You’ve heard of Black Monday. Now meet Corny Tuesday.
Ethanol producer BioFuel Energy’s share price dropped nearly 60 percent on Tuesday after it reported $46 million in losses on hedging contracts for corn, ethanol, and natural gas. The company hedged 40 percent of its corn requirements for the third quarter at $7.01 per bushel and 30 percent of its requirements for the fourth quarter at $6.90 per bushel. On June 30, when BioFuel signed the contracts, corn was trading at $7.00 following multiple quarters of sustained upward price movements with no end in sight. The average trading price for corn in the third quarter was $4.75. BioFuel Energy announced this week it lacked the liquidity to pony up for the nearly $26.1 million for its soon-to-close third quarter hedge contracts. The company will realize an additional $19.9 million in losses for contracts closing in the fourth quarter, when corn is expected to trade at $5.17. BioFuel Energy’s share price dropped to an all time low of $0.93 on Tuesday, continuing an 80 percent downward slide since the beginning of 2008.
Bad bets and lack of liquidity aside, this situation isn’t all that bad. If you’re Cargill, that is. The agribusiness giant sits on the counter side on all of BioFuel Energy’s hedge contracts. It’s also a major shareholder in the company. While BioFuel and Cargill are reportedly in talks to arrange a payment schedule, it’s likely BioFuel will need to undergo a significant restructuring - it’s market cap was only about $40 million before Tuesday’s gloomy news. Part of the restructuring may involve Cargill taking a larger piece of BioFuel, including control over one of its two (or both) 115 million gallon biorefineries. Cargill can then dismantle the plants and sell their pieces for scrap, which are surely worth more than any of the corn-based ethanol BioFuel has produced or plans to in the near future.

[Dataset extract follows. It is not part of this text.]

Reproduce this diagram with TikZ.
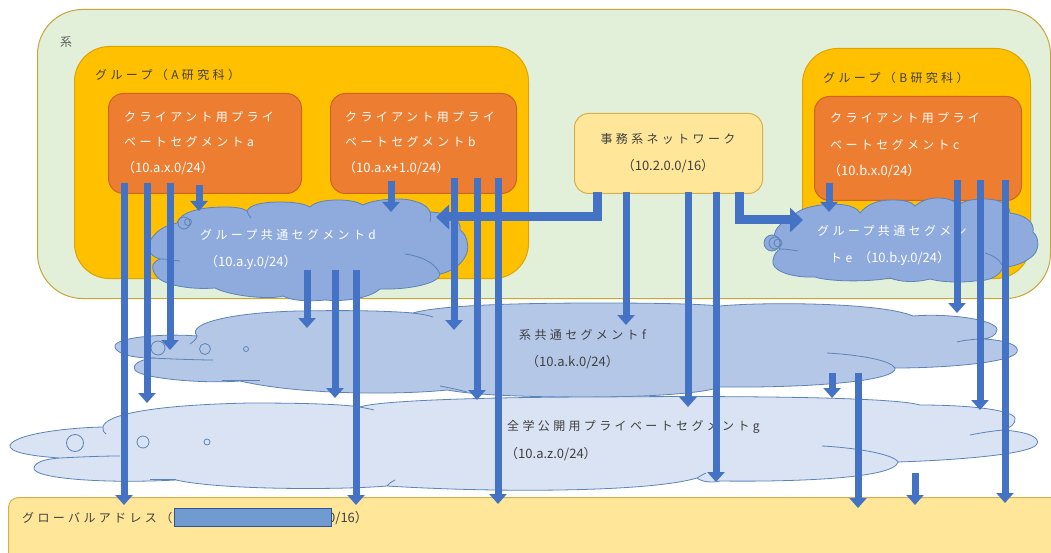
\documentclass[tikz,border=0pt]{standalone}
\usepackage{fontspec}
\setmainfont{Noto Sans CJK JP}
\newfontfamily\jpfont{Noto Sans CJK JP}[LetterSpace=28]
\usetikzlibrary{arrows.meta}
\definecolor{kgreen}{HTML}{E2F0D9}
\definecolor{kgold}{HTML}{C9A53A}
\definecolor{grpY}{HTML}{FFC000}
\definecolor{grpE}{HTML}{DDA400}
\definecolor{cliO}{HTML}{ED7D31}
\definecolor{cliE}{HTML}{CC6424}
\definecolor{offY}{HTML}{FFE699}
\definecolor{offE}{HTML}{D6B14B}
\definecolor{cdF}{HTML}{8FAADC}
\definecolor{cfF}{HTML}{B4C7E7}
\definecolor{cgF}{HTML}{DAE3F3}
\definecolor{cloudE}{HTML}{5B84B8}
\definecolor{arrB}{HTML}{4472C4}
\definecolor{txtD}{HTML}{404040}
\definecolor{redF}{HTML}{6F9BD0}
\definecolor{redE}{HTML}{2F5597}
\tikzset{
 rbox/.style={anchor=north west, inner sep=0pt, line width=1pt},
 jp/.style={anchor=west, inner sep=0pt, font=\jpfont\fontsize{12pt}{14pt}\selectfont},
 num/.style={anchor=west, inner sep=0pt, font=\fontsize{13pt}{15pt}\selectfont},
 wt/.style={text=white}, dk/.style={text=txtD},
 cl/.style={draw=cloudE, line width=0.8pt},
 arr/.style={draw=arrB, line width=7pt, -{Triangle[width=17pt,length=10pt]}},
 bigarr/.style={draw=arrB, line width=9pt, line join=miter, -{Triangle[width=24pt,length=13pt]}},
}
\begin{document}
\begin{tikzpicture}[x=1pt,y=-1pt]
\useasboundingbox (0,0) rectangle (1051,553);
% system box
\node[rbox, draw=kgold, fill=kgreen, rounded corners=45pt, minimum width=1013pt, minimum height=289pt] (sys) at (37,9) {};
\node[anchor=west, inner sep=0pt, font=\fontsize{12pt}{14pt}\selectfont, text=txtD!85] (syslbl) at (60,42) {系};
% group A
\node[rbox, draw=grpE, fill=grpY, rounded corners=35pt, minimum width=454pt, minimum height=232pt] (grpA) at (74,46) {};
\node[jp, dk] (grpAl) at (95,75) {グループ（A研究科）};
% group B
\node[rbox, draw=grpE, fill=grpY, rounded corners=35pt, minimum width=228pt, minimum height=230pt] (grpB) at (802,48) {};
\node[jp, dk] (grpBl) at (823,78) {グループ（B研究科）};
% clients
\node[rbox, draw=cliE, fill=cliO, rounded corners=15pt, minimum width=193pt, minimum height=100pt] (ca) at (108,93) {};
\node[jp, wt] (ca1) at (124,117) {クライアント用プライ};
\node[jp, wt] (ca2) at (124,142) {ベートセグメントa};
\node[num, wt] (ca3) at (122,168) {（10.a.x.0/24）};
\node[rbox, draw=cliE, fill=cliO, rounded corners=15pt, minimum width=186pt, minimum height=100pt] (cb) at (330,93) {};
\node[jp, wt] (cb1) at (345,117) {クライアント用プライ};
\node[jp, wt] (cb2) at (345,142) {ベートセグメントb};
\node[num, wt] (cb3) at (343,168) {（10.a.x+1.0/24）};
\node[rbox, draw=cliE, fill=cliO, rounded corners=15pt, minimum width=207pt, minimum height=104pt] (cc) at (814,96) {};
\node[jp, wt] (cc1) at (830,118) {クライアント用プライ};
\node[jp, wt] (cc2) at (830,145) {ベートセグメントc};
\node[num, wt] (cc3) at (828,171) {（10.b.x.0/24）};
% office
\node[rbox, draw=offE, fill=offY, rounded corners=14pt, minimum width=188pt, minimum height=80pt] (off) at (574,113) {};
\node[jp, dk, anchor=center] (off1) at (668,139) {事務系ネットワーク};
\node[num, dk, anchor=center] (off2) at (668,166) {（10.2.0.0/16）};
% cloud d
\draw[cl, fill=cdF] (177,223)
 .. controls (180,212) and (200,207) .. (225,207)
 .. controls (235,207) and (243,208) .. (247,211)
 .. controls (250,204) and (265,202) .. (280,202)
 .. controls (295,202) and (305,204) .. (310,207)
 .. controls (315,202) and (325,200) .. (338,200)
 .. controls (350,200) and (358,202) .. (363,205)
 .. controls (370,201) and (385,199) .. (398,199)
 .. controls (415,199) and (428,205) .. (430,212)
 .. controls (450,213) and (462,220) .. (460,230)
 .. controls (468,235) and (470,250) .. (465,257)
 .. controls (460,266) and (450,272) .. (440,274)
 .. controls (440,283) and (410,290) .. (380,289)
 .. controls (370,298) and (345,302) .. (325,300)
 .. controls (305,302) and (290,300) .. (283,296)
 .. controls (270,300) and (230,296) .. (215,288)
 .. controls (190,290) and (160,285) .. (155,274)
 .. controls (150,266) and (153,262) .. (160,259)
 .. controls (148,256) and (145,245) .. (152,238)
 .. controls (157,230) and (167,225) .. (177,223) -- cycle;
\draw[cl] (160,259) .. controls (166,259) and (172,260) .. (180,261);
\draw[cl] (405,254) .. controls (420,256) and (435,262) .. (440,274);
\draw[cl] (247,211) .. controls (248,214) and (249,216) .. (251,218);
\draw[cl] (430,212) .. controls (431,216) and (431,219) .. (430,222);
\draw[cl, fill=cdF] (184,223) circle (6);
\draw[cl] (188,222) circle (3.5);
\node[jp, wt] (cd1) at (200,235) {グループ共通セグメントd};
\node[num, wt] (cd2) at (205,262) {（10.a.y.0/24）};
% cloud e
\draw[cl, fill=cdF] (795,214)
 .. controls (805,205) and (830,203) .. (845,205)
 .. controls (852,206) and (858,209) .. (860,213)
 .. controls (868,203) and (880,200) .. (892,200)
 .. controls (905,200) and (912,202) .. (915,206)
 .. controls (922,200) and (930,198) .. (938,198)
 .. controls (948,198) and (955,201) .. (958,205)
 .. controls (965,200) and (975,199) .. (985,199)
 .. controls (1000,199) and (1010,205) .. (1010,213)
 .. controls (1025,215) and (1035,222) .. (1033,232)
 .. controls (1040,238) and (1040,252) .. (1030,258)
 .. controls (1022,264) and (1012,267) .. (1003,267)
 .. controls (1000,276) and (990,281) .. (975,281)
 .. controls (960,283) and (940,282) .. (930,279)
 .. controls (915,283) and (900,282) .. (890,278)
 .. controls (870,282) and (830,282) .. (815,277)
 .. controls (790,278) and (770,270) .. (773,260)
 .. controls (774,254) and (777,251) .. (780,249)
 .. controls (772,244) and (772,232) .. (780,225)
 .. controls (785,219) and (790,216) .. (795,214) -- cycle;
\draw[cl] (780,249) .. controls (786,249) and (792,250) .. (798,251);
\draw[cl] (985,253) .. controls (995,256) and (1001,261) .. (1003,267);
\draw[cl, fill=cdF] (772,243) circle (8);
\draw[cl] (775,243) circle (6);
\draw[cl] (778,243) circle (4);
\node[jp, wt] (ce1) at (817,231) {グループ共通セグメン};
\node[num, wt] (ce2) at (830,258) {{\jpfont\fontsize{12pt}{14pt}\selectfont トe }（10.b.y.0/24）};
% cloud f
\draw[cl, fill=cfF] (115,347)
 .. controls (112,338) and (160,333) .. (197,336)
 .. controls (185,322) and (240,312) .. (300,311)
 .. controls (350,310) and (390,311) .. (413,313)
 .. controls (440,305) and (520,303) .. (600,303)
 .. controls (660,303) and (700,304) .. (720,306)
 .. controls (760,302) and (880,302) .. (913,316)
 .. controls (950,313) and (998,320) .. (997,330)
 .. controls (996,336) and (990,338) .. (983,339)
 .. controls (1005,340) and (1020,345) .. (1017,352)
 .. controls (1013,362) and (950,368) .. (895,368)
 .. controls (898,380) and (820,388) .. (720,387)
 .. controls (700,395) and (620,398) .. (560,397)
 .. controls (500,396) and (470,394) .. (447,390)
 .. controls (400,395) and (300,395) .. (240,381)
 .. controls (200,384) and (140,378) .. (135,370)
 .. controls (132,364) and (140,360) .. (152,358)
 .. controls (130,358) and (116,353) .. (115,347) -- cycle;
\draw[cl] (152,358) .. controls (170,359) and (200,360) .. (213,360);
\draw[cl] (222,380) -- (260,380);
\draw[cl] (440,386) .. controls (450,388) and (460,390) .. (467,392);
\draw[cl] (827,353) .. controls (860,355) and (890,360) .. (895,368);
\draw[cl] (957,342) .. controls (965,340) and (975,339) .. (983,339);
\draw[cl] (413,313) .. controls (420,314) and (428,315) .. (433,317);
\draw[cl] (197,336) .. controls (196,340) and (193,342) .. (190,344);
\draw[cl, fill=cfF] (158,348) circle (7);
\draw[cl, fill=cfF] (205,349) circle (5.5);
\draw[cl, fill=cfF] (246,349) circle (2.5);
\node[jp, dk] (cf1) at (519,335) {系共通セグメントf};
\node[num, dk] (cf2) at (526,362) {（10.a.k.0/24）};
% cloud g
\draw[cl, fill=cgF] (10,445)
 .. controls (15,435) and (60,428) .. (103,427)
 .. controls (105,415) and (150,405) .. (250,403)
 .. controls (300,403) and (340,404) .. (360,407)
 .. controls (380,400) and (500,397) .. (600,397)
 .. controls (700,396) and (890,396) .. (920,405)
 .. controls (970,405) and (1012,410) .. (1015,418)
 .. controls (1016,424) and (1010,428) .. (1003,430)
 .. controls (1030,432) and (1040,438) .. (1037,444)
 .. controls (1032,454) and (960,460) .. (898,462)
 .. controls (895,478) and (800,482) .. (720,481)
 .. controls (712,483) and (702,482) .. (697,478)
 .. controls (650,492) and (500,493) .. (387,486)
 .. controls (340,490) and (220,490) .. (176,480)
 .. controls (100,484) and (32,478) .. (34,468)
 .. controls (35,462) and (45,459) .. (60,458)
 .. controls (30,456) and (8,452) .. (10,445) -- cycle;
\draw[cl] (60,458) .. controls (80,457) and (100,456) .. (120,456);
\draw[cl] (150,479) -- (176,479);
\draw[cl] (387,486) .. controls (390,483) and (392,481) .. (395,480);
\draw[cl] (697,478) .. controls (700,476) and (702,475) .. (706,473);
\draw[cl] (822,446) .. controls (860,448) and (895,455) .. (898,462);
\draw[cl] (970,435) .. controls (980,433) and (992,431) .. (1003,430);
\draw[cl] (360,407) .. controls (365,408) and (370,409) .. (374,410);
\draw[cl] (103,427) .. controls (103,431) and (104,433) .. (106,434);
\draw[cl, fill=cgF] (75,443) circle (8.5);
\draw[cl, fill=cgF] (143,442) circle (6);
\draw[cl, fill=cgF] (207,442) circle (3);
\node[jp, dk] (cg1) at (507,427) {全学公開用プライベートセグメントg};
\node[num, dk] (cg2) at (505,454) {（10.a.z.0/24）};
% global
\node[rbox, draw=offE, fill=offY, rounded corners=10pt, minimum width=1060pt, minimum height=70pt] (glb) at (8,497) {};
\node[jp, dk] (glb1) at (22,518) {グローバルアドレス（};
\node[num, dk] (glb2) at (328,518) {0/16）};
\draw[draw=redE, fill=redF, line width=0.6pt] (174,508) rectangle (331,526);
% arrows
\foreach \n/\x/\ya/\yb in {a1/124/183/505, a2/147/183/403, a3/170/183/350, a4/199/185/211,
  d1/307/270/328, d2/335/270/398, d3/356/270/505,
  b1/391/181/212, b2/454/178/330, b3/477/178/400, b4/498/178/504,
  o1/626/192/325, o2/688/192/407, o3/716/192/482,
  c1/829/183/212, c2/957/180/313, c3/980/180/410, c4/1005/180/503,
  f1/832/373/398, f2/858/373/508, f3/915/473/505}
  {\draw[arr] (\x,\ya) coordinate (\n s) -- (\x,\yb) coordinate (\n e);}
\coordinate (ol) at (597,192);
\coordinate (olt) at (436,217);
\coordinate (or) at (739,192);
\coordinate (ort) at (803,220);
\draw[bigarr] (ol) |- (olt);
\draw[bigarr] (or) |- (ort);
\end{tikzpicture}
\end{document}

As the third quarter contracts come a-closing, I wouldn’t be surprised to hear about some more of the ethanol majors coming up short. It’s possible the corn and ethanol markets are slightly out of sync, which would help corn producers, like Cargill, and hurt ethanol producers. The USDA is now predicting the second largest corn crop in history following a flood-filled spring that delayed the planting season and moved prices up during the second quarter. With more supply driving prices down, ethanol producers such as BioFuel may get caught up in their contracts. If this effect is widespread enough a number of companies may shutter, restructure, or get swallowed up by their larger competitors. A wave of consolidation may be just what the domestic ethanol industry needs to improve its outlook going into 2009.